Microsoft has made history – by announcing it's first year-on-year quarterly revenue decline since its stock was first traded 23 years ago. The software giant yesterday reported revenue of $13,65-billion for the third quarter ended 31 March 2009, a 6% decline from the same period of the prior year.
Operating income, net income and diluted earnings per share for the quarter were $4,44-billion, $2,98-billion and $0,33 per share, which represented an increase of 3% and declines of 32% and 30%, respectively, when compared with the prior year period.
The financial results for the quarter included $290-million of severance charges related to the previously announced plan to reduce up to 5 000 positions and $420-million of impairments to investments. Combined, these two charges reduced earnings per share by $0,06.
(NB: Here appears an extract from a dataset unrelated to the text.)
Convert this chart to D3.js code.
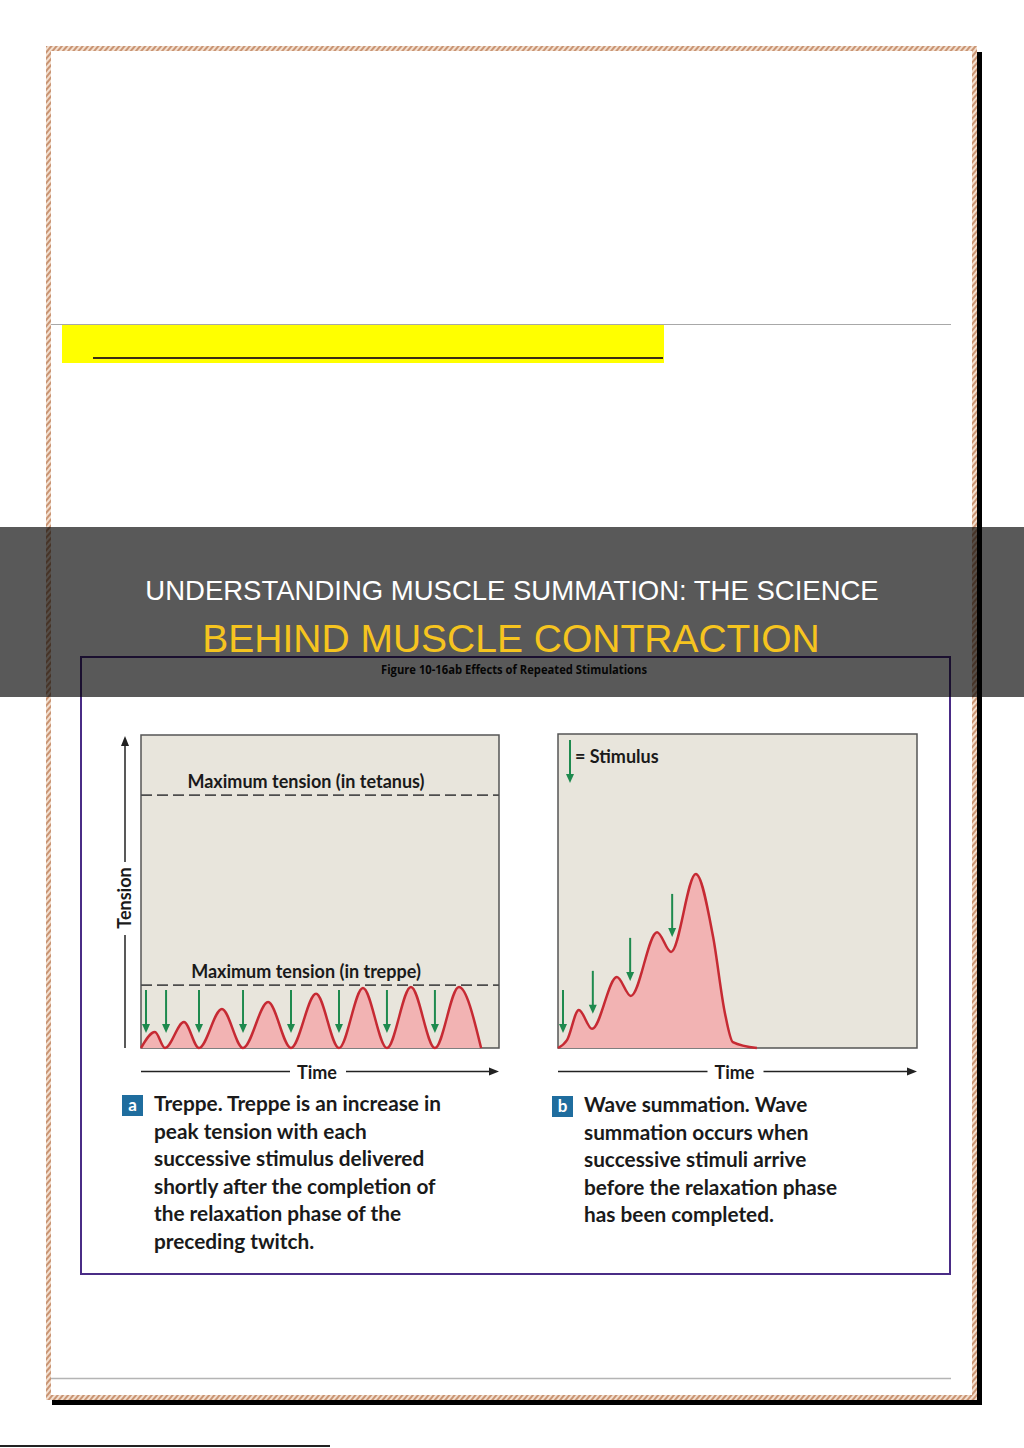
<!DOCTYPE html>
<meta charset="utf-8">
<style>
body { margin: 0; background: #fff; }
svg { display: block; }
.bold { font-family: Lato, "Open Sans", sans-serif; font-weight: 700; fill: #1a1a1a; }
</style>
<svg width="1024" height="1448"></svg>
<script src="https://d3js.org/d3.v7.min.js"></script>
<script>

// panel a - treppe (time / tension, 0..100 units)
var trepTime    = [0, 3.9, 6.7, 12.0, 16.2, 22.6, 28.5, 35.5, 41.9, 48.9, 55.3, 62.0, 68.7, 75.4, 82.1, 88.8, 95.0];
var trepTension = [0, 5.1, 0,   8.3,  0,    12.5, 0,    14.7, 0,    17.3, 0,    19.2, 0,    19.5, 0,    19.5, 0];
var trepStimTime    = [1.4, 7.0, 16.2, 28.5, 41.9, 55.3, 68.7, 82.1];
var trepStimTension = [0, 0, 0, 0, 0, 0, 0, 0];
var maxLabels = ["Maximum tension (in tetanus)", "Maximum tension (in treppe)"];
var maxValues = [80.8, 20.1];

// panel b - wave summation
var sumTime    = [0, 2.5, 5.8, 9.5, 16.4, 20.3, 27.6, 31.5, 38.4, 43.2, 46.5, 48.7, 55.4];
var sumTension = [0, 2.5, 12.1, 6.1, 22.6, 16.6, 36.9, 30.6, 55.4, 35.4, 11.1, 1.9, 0];
var sumStimTime    = [1.4, 9.7, 20.1, 31.8];
var sumStimTension = [0, 6.1, 16.6, 30.6];

var captionA = ["Treppe. Treppe is an increase in", "peak tension with each", "successive stimulus delivered",
                "shortly after the completion of", "the relaxation phase of the", "preceding twitch."];
var captionB = ["Wave summation. Wave", "summation occurs when", "successive stimuli arrive",
                "before the relaxation phase", "has been completed."];

var svg = d3.select("svg");

var defs = svg.append("defs");
var hatch = defs.append("pattern")
    .attr("id", "hatch")
    .attr("patternUnits", "userSpaceOnUse")
    .attr("width", 4).attr("height", 4)
    .attr("patternTransform", "rotate(40)");
hatch.append("rect").attr("width", 4).attr("height", 4).attr("fill", "#f3dfcf");
hatch.append("rect").attr("width", 2).attr("height", 4).attr("fill", "#c99473");

// page frame + shadow
svg.append("rect").attr("x", 977).attr("y", 52).attr("width", 5).attr("height", 1353).attr("fill", "#000");
svg.append("rect").attr("x", 52).attr("y", 1400).attr("width", 930).attr("height", 5).attr("fill", "#000");
svg.append("rect")
    .attr("x", 48.5).attr("y", 48.5).attr("width", 926).attr("height", 1349)
    .attr("fill", "none").attr("stroke", "url(#hatch)").attr("stroke-width", 5);

svg.append("line").attr("x1", 51).attr("x2", 951).attr("y1", 324.5).attr("y2", 324.5)
    .attr("stroke", "#a8a8a8").attr("stroke-width", 1);
svg.append("rect").attr("x", 62).attr("y", 325).attr("width", 602).attr("height", 38).attr("fill", "#ffff00");
svg.append("line").attr("x1", 93).attr("x2", 663).attr("y1", 358).attr("y2", 358)
    .attr("stroke", "#3b2e14").attr("stroke-width", 2);
svg.append("line").attr("x1", 51).attr("x2", 951).attr("y1", 1378.5).attr("y2", 1378.5)
    .attr("stroke", "#b4b4b4").attr("stroke-width", 1.5);
svg.append("rect").attr("x", 0).attr("y", 1445).attr("width", 330).attr("height", 2).attr("fill", "#222");

// figure box
svg.append("rect")
    .attr("x", 81).attr("y", 657).attr("width", 869).attr("height", 617)
    .attr("fill", "#fff").attr("stroke", "#4a2c86").attr("stroke-width", 2);
svg.append("text")
    .attr("x", 514).attr("y", 674)
    .attr("text-anchor", "middle")
    .style("font-family", "'Open Sans', sans-serif").style("font-weight", 700)
    .style("font-size", "12px").attr("fill", "#111")
    .attr("textLength", 266).attr("lengthAdjust", "spacingAndGlyphs")
    .text("Figure 10-16ab  Effects of Repeated Stimulations");

function arrowDown(g, cx, tipY, len, color, w) {
  g.append("line")
      .attr("x1", cx).attr("x2", cx)
      .attr("y1", tipY - len).attr("y2", tipY - 6)
      .attr("stroke", color).attr("stroke-width", w);
  g.append("path")
      .attr("d", "M" + (cx - 4) + "," + (tipY - 9) + "L" + (cx + 4) + "," + (tipY - 9) + "L" + cx + "," + tipY + "Z")
      .attr("fill", color);
}

function timeAxis(g, x0, x1, yy, cx) {
  g.append("line").attr("x1", x0).attr("x2", cx - 27).attr("y1", yy).attr("y2", yy)
      .attr("stroke", "#222").attr("stroke-width", 1.5);
  g.append("line").attr("x1", cx + 29).attr("x2", x1 - 6).attr("y1", yy).attr("y2", yy)
      .attr("stroke", "#222").attr("stroke-width", 1.5);
  g.append("path")
      .attr("d", "M" + x1 + "," + yy + "L" + (x1 - 10) + "," + (yy - 4) + "L" + (x1 - 10) + "," + (yy + 4) + "Z")
      .attr("fill", "#222");
  g.append("text").attr("class", "bold")
      .attr("x", cx).attr("y", yy + 7)
      .attr("text-anchor", "middle")
      .style("font-size", "18px")
      .text("Time");
}

function drawPanel(box, times, tensions, stimT, stimV) {
  var g = svg.append("g");
  var x = d3.scaleLinear().domain([0, 100]).range([box.left, box.right]);
  var y = d3.scaleLinear().domain([0, 100]).range([box.bottom, box.top]);
  var pts = d3.zip(times, tensions);

  g.append("rect")
      .attr("x", box.left).attr("y", box.top)
      .attr("width", box.right - box.left).attr("height", box.bottom - box.top)
      .attr("fill", "#e8e5dc").attr("stroke", "#555").attr("stroke-width", 1.5);

  var area = d3.area()
      .x(function(d) { return x(d[0]); })
      .y0(y(0))
      .y1(function(d) { return y(d[1]); })
      .curve(d3.curveMonotoneX);
  var line = d3.line()
      .x(function(d) { return x(d[0]); })
      .y(function(d) { return y(d[1]); })
      .curve(d3.curveMonotoneX);

  g.append("path").datum(pts).attr("d", area).attr("fill", "#f2b3b3");
  g.append("path").datum(pts).attr("d", line)
      .attr("fill", "none").attr("stroke", "#c62a33").attr("stroke-width", 2.5);

  d3.zip(stimT, stimV).forEach(function(s) {
    arrowDown(g, x(s[0]), y(s[1]) - 15, 43, "#1e8a4e", 2);
  });

  timeAxis(g, box.left, box.right, box.bottom + 23.5, (box.left + box.right) / 2 - 3);
  return { g: g, x: x, y: y };
}

// panel a
var pa = drawPanel({ left: 141, right: 499, top: 735, bottom: 1048 },
                   trepTime, trepTension, trepStimTime, trepStimTension);

maxValues.forEach(function(v, i) {
  pa.g.append("line")
      .attr("x1", 141).attr("x2", 499)
      .attr("y1", pa.y(v)).attr("y2", pa.y(v))
      .attr("stroke", "#4d4d4d").attr("stroke-width", 1.8)
      .attr("stroke-dasharray", "11,5");
  pa.g.append("text").attr("class", "bold")
      .attr("x", 306).attr("y", pa.y(v) - 7)
      .attr("text-anchor", "middle")
      .style("font-size", "18px")
      .text(maxLabels[i]);
});

// tension axis
pa.g.append("line").attr("x1", 125).attr("x2", 125).attr("y1", 1048).attr("y2", 935)
    .attr("stroke", "#222").attr("stroke-width", 1.5);
pa.g.append("line").attr("x1", 125).attr("x2", 125).attr("y1", 862).attr("y2", 744)
    .attr("stroke", "#222").attr("stroke-width", 1.5);
pa.g.append("path").attr("d", "M125,736L121,746L129,746Z").attr("fill", "#222");
pa.g.append("text").attr("class", "bold")
    .attr("transform", "translate(131,898) rotate(-90)")
    .attr("text-anchor", "middle")
    .style("font-size", "18px")
    .text("Tension");

// panel b
var pb = drawPanel({ left: 558, right: 917, top: 734, bottom: 1048 },
                   sumTime, sumTension, sumStimTime, sumStimTension);
arrowDown(pb.g, 570, 783, 43, "#1e8a4e", 2);
pb.g.append("text").attr("class", "bold")
    .attr("x", 575).attr("y", 763)
    .style("font-size", "18px")
    .text("= Stimulus");

// captions
function caption(x0, y0, letter, lines) {
  var g = svg.append("g");
  g.append("rect").attr("x", x0).attr("y", y0).attr("width", 21).attr("height", 21).attr("fill", "#1f6d9e");
  g.append("text")
      .attr("x", x0 + 10.5).attr("y", y0 + 16)
      .attr("text-anchor", "middle")
      .style("font-family", "Lato, sans-serif").style("font-weight", 700)
      .style("font-size", "17px").attr("fill", "#fff")
      .text(letter);
  g.selectAll("text.cap")
      .data(lines)
      .enter().append("text")
      .attr("class", "cap bold")
      .attr("x", x0 + 32)
      .attr("y", function(d, i) { return y0 + 16 + i * 27.5; })
      .style("font-size", "20.8px")
      .text(function(d) { return d; });
}
caption(122, 1095, "a", captionA);
caption(552, 1096, "b", captionB);

// title banner
svg.append("rect").attr("x", 0).attr("y", 527).attr("width", 1024).attr("height", 170)
    .attr("fill", "#000").attr("fill-opacity", 0.65);
svg.append("text")
    .attr("x", 512).attr("y", 600)
    .attr("text-anchor", "middle")
    .style("font-family", "'Liberation Sans', Arial, sans-serif")
    .style("font-size", "27.5px").attr("fill", "#fff")
    .text("UNDERSTANDING MUSCLE SUMMATION: THE SCIENCE");
svg.append("text")
    .attr("x", 511).attr("y", 652)
    .attr("text-anchor", "middle")
    .style("font-family", "'Liberation Sans', Arial, sans-serif")
    .style("font-size", "39px").attr("fill", "#f6c41f")
    .text("BEHIND MUSCLE CONTRACTION");

</script>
Revenue in Client, Microsoft Business Division, and Server & Tools was negatively impacted by weakness in the global PC and server markets. Revenue from enterprise customers remained stable during the quarter.
"With our continued R&D investment and our broad suite of products and services, we remain in a great position to compete and gain share in the marketplace," says Kevin Turner, chief operating officer at Microsoft.
During the quarter, Microsoft released the beta version of the Windows 7 operating system, which remains on track for a fiscal year 2010 launch. Development milestones were achieved on other products including Microsoft Office 2010, Windows Server 2008 R2 and Windows Mobile.
"While market conditions remained weak during the quarter, I was pleased with the organization's ability to offset revenue pressures with the swift implementation of cost-savings initiatives," says Chris Liddell, chief financial officer at Microsoft. "We expect the weakness to continue through at least the next quarter."